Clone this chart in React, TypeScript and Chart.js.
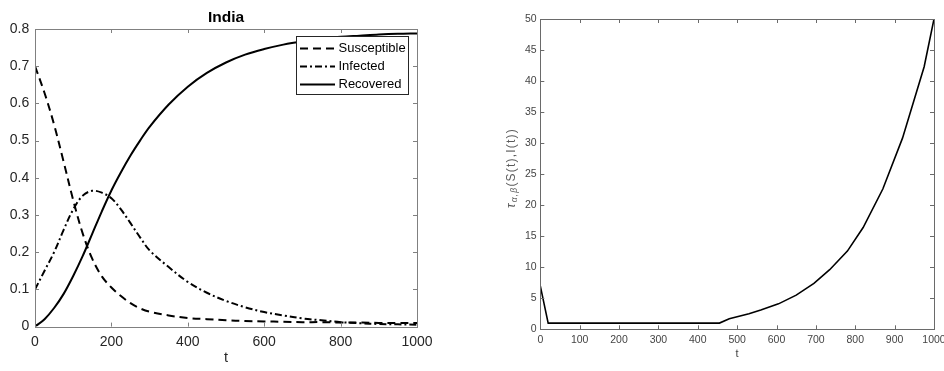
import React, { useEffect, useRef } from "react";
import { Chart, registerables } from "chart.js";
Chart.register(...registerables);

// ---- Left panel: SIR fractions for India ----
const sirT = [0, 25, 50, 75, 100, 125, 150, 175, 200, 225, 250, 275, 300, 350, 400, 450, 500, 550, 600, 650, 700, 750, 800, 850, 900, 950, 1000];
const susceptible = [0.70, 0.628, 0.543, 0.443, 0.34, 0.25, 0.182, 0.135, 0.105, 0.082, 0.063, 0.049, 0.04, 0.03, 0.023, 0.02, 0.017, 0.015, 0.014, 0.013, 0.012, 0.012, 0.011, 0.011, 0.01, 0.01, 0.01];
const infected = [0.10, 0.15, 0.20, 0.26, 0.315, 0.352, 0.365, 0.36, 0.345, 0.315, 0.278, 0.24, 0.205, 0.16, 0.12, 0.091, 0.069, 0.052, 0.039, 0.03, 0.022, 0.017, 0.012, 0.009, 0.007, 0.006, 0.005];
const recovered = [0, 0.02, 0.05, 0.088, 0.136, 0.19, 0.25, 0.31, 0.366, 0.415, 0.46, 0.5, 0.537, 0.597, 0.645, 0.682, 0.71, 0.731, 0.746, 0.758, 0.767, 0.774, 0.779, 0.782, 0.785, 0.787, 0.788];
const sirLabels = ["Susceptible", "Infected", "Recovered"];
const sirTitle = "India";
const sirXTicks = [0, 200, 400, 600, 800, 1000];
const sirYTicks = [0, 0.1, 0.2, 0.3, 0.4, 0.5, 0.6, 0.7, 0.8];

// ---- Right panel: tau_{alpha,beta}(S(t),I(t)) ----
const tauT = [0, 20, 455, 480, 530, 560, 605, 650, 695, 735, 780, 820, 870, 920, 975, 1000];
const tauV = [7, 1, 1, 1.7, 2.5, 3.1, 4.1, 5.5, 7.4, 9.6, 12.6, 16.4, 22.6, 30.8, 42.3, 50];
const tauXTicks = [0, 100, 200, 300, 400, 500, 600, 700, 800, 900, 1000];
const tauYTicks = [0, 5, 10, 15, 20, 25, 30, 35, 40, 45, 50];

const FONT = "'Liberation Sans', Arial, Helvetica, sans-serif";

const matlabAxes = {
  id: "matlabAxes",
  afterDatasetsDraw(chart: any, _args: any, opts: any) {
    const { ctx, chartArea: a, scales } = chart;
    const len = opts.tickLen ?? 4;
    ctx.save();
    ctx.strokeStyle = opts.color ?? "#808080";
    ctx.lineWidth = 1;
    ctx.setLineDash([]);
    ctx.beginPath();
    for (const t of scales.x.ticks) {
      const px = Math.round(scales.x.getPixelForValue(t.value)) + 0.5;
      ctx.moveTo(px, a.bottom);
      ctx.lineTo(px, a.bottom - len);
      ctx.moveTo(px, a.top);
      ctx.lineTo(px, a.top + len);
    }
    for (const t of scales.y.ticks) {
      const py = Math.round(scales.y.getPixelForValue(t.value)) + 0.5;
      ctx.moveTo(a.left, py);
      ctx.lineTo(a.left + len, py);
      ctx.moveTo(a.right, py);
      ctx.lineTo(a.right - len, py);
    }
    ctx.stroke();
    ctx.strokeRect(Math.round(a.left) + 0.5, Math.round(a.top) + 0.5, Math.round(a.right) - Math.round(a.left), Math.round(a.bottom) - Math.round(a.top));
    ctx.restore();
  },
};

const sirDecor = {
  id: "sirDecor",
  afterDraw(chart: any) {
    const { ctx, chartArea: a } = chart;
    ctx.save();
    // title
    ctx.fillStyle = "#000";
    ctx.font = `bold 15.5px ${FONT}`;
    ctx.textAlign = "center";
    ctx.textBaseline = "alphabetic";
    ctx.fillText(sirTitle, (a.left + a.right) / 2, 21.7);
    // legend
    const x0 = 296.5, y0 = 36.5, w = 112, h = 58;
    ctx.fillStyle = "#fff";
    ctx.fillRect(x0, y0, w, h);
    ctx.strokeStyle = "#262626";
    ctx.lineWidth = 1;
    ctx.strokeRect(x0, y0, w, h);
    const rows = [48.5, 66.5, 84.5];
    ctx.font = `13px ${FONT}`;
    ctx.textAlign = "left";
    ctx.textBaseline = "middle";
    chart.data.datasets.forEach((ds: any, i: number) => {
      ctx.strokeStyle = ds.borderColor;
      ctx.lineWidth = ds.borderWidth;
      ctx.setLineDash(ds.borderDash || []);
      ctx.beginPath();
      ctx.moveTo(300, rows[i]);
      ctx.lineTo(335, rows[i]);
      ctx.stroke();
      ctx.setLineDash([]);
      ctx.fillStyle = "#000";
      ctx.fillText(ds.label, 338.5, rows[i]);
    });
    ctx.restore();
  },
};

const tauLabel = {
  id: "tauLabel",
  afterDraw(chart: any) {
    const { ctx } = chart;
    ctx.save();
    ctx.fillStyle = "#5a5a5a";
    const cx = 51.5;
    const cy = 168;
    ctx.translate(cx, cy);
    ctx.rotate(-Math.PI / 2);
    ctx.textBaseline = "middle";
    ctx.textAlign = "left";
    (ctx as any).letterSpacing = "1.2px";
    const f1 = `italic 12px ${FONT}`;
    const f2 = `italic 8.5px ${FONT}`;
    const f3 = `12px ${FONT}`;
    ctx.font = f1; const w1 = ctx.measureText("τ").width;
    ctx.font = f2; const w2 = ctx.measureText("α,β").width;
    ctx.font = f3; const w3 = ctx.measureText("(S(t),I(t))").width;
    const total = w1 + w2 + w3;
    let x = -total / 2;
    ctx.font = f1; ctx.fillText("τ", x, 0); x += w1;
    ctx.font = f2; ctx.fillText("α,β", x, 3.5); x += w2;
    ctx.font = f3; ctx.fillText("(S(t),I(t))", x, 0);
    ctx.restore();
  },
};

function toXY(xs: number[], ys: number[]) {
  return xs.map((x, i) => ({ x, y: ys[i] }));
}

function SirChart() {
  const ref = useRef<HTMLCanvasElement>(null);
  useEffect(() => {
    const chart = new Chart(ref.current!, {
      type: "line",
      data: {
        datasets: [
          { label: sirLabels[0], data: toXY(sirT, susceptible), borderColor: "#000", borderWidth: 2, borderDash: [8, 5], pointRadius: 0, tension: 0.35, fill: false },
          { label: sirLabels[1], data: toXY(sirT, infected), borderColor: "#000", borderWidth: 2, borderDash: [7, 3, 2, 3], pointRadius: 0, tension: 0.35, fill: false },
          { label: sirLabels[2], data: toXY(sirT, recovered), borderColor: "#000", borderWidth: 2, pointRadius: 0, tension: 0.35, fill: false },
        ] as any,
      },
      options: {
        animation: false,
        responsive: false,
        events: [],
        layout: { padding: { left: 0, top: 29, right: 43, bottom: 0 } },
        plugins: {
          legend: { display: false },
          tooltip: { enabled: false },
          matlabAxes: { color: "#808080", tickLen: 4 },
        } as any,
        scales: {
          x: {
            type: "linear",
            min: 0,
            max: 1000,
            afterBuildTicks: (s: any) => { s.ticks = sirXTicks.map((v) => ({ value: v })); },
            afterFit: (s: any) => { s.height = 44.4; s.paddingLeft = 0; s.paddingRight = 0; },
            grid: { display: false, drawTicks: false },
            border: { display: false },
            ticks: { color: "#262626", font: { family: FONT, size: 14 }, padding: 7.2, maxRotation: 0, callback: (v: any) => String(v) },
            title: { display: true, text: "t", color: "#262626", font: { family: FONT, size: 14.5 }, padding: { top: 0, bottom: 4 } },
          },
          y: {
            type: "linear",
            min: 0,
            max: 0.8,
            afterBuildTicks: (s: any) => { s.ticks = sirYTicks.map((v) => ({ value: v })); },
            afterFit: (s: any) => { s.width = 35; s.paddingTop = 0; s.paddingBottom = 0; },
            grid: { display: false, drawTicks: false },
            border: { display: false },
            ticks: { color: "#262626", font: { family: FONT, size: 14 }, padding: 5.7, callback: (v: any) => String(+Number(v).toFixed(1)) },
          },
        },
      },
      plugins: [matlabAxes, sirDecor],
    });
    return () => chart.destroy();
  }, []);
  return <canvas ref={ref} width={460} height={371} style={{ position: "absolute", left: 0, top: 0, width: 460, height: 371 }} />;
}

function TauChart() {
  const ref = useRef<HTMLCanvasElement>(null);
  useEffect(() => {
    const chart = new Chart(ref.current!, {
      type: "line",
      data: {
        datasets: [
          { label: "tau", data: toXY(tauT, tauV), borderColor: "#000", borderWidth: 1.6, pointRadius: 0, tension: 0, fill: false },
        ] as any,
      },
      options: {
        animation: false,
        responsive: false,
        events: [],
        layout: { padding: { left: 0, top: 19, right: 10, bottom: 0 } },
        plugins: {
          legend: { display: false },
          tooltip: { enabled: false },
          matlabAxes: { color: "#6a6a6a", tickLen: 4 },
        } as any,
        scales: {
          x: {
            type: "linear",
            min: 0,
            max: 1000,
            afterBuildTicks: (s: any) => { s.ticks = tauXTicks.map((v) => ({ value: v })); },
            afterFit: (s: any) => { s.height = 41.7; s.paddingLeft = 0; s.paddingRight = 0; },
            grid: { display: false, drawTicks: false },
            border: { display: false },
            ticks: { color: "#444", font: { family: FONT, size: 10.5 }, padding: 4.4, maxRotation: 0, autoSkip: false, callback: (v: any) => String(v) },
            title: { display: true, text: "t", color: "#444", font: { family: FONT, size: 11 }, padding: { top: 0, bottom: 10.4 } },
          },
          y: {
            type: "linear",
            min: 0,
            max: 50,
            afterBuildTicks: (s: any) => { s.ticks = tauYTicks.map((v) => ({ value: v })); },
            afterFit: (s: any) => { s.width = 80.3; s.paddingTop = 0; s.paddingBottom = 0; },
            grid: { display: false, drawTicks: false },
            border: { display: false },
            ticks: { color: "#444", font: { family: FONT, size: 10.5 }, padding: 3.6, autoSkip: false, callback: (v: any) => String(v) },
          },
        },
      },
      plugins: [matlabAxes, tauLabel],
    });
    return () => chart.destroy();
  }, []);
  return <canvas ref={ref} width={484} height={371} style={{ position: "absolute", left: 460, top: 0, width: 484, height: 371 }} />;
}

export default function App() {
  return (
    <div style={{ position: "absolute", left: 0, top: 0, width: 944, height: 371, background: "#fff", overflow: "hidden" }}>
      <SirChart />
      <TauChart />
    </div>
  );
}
+--
### Aim
Everything from the top line of the data down to and including the line with "0.6, 0.7, 0.8];" is to be copied, except the pictures.

### Answer to this task
Clone this chart in React, TypeScript and Chart.js.
import React, { useEffect, useRef } from "react";
import { Chart, registerables } from "chart.js";
Chart.register(...registerables);

// ---- Left panel: SIR fractions for India ----
const sirT = [0, 25, 50, 75, 100, 125, 150, 175, 200, 225, 250, 275, 300, 350, 400, 450, 500, 550, 600, 650, 700, 750, 800, 850, 900, 950, 1000];
const susceptible = [0.70, 0.628, 0.543, 0.443, 0.34, 0.25, 0.182, 0.135, 0.105, 0.082, 0.063, 0.049, 0.04, 0.03, 0.023, 0.02, 0.017, 0.015, 0.014, 0.013, 0.012, 0.012, 0.011, 0.011, 0.01, 0.01, 0.01];
const infected = [0.10, 0.15, 0.20, 0.26, 0.315, 0.352, 0.365, 0.36, 0.345, 0.315, 0.278, 0.24, 0.205, 0.16, 0.12, 0.091, 0.069, 0.052, 0.039, 0.03, 0.022, 0.017, 0.012, 0.009, 0.007, 0.006, 0.005];
const recovered = [0, 0.02, 0.05, 0.088, 0.136, 0.19, 0.25, 0.31, 0.366, 0.415, 0.46, 0.5, 0.537, 0.597, 0.645, 0.682, 0.71, 0.731, 0.746, 0.758, 0.767, 0.774, 0.779, 0.782, 0.785, 0.787, 0.788];
const sirLabels = ["Susceptible", "Infected", "Recovered"];
const sirTitle = "India";
const sirXTicks = [0, 200, 400, 600, 800, 1000];
const sirYTicks = [0, 0.1, 0.2, 0.3, 0.4, 0.5, 0.6, 0.7, 0.8];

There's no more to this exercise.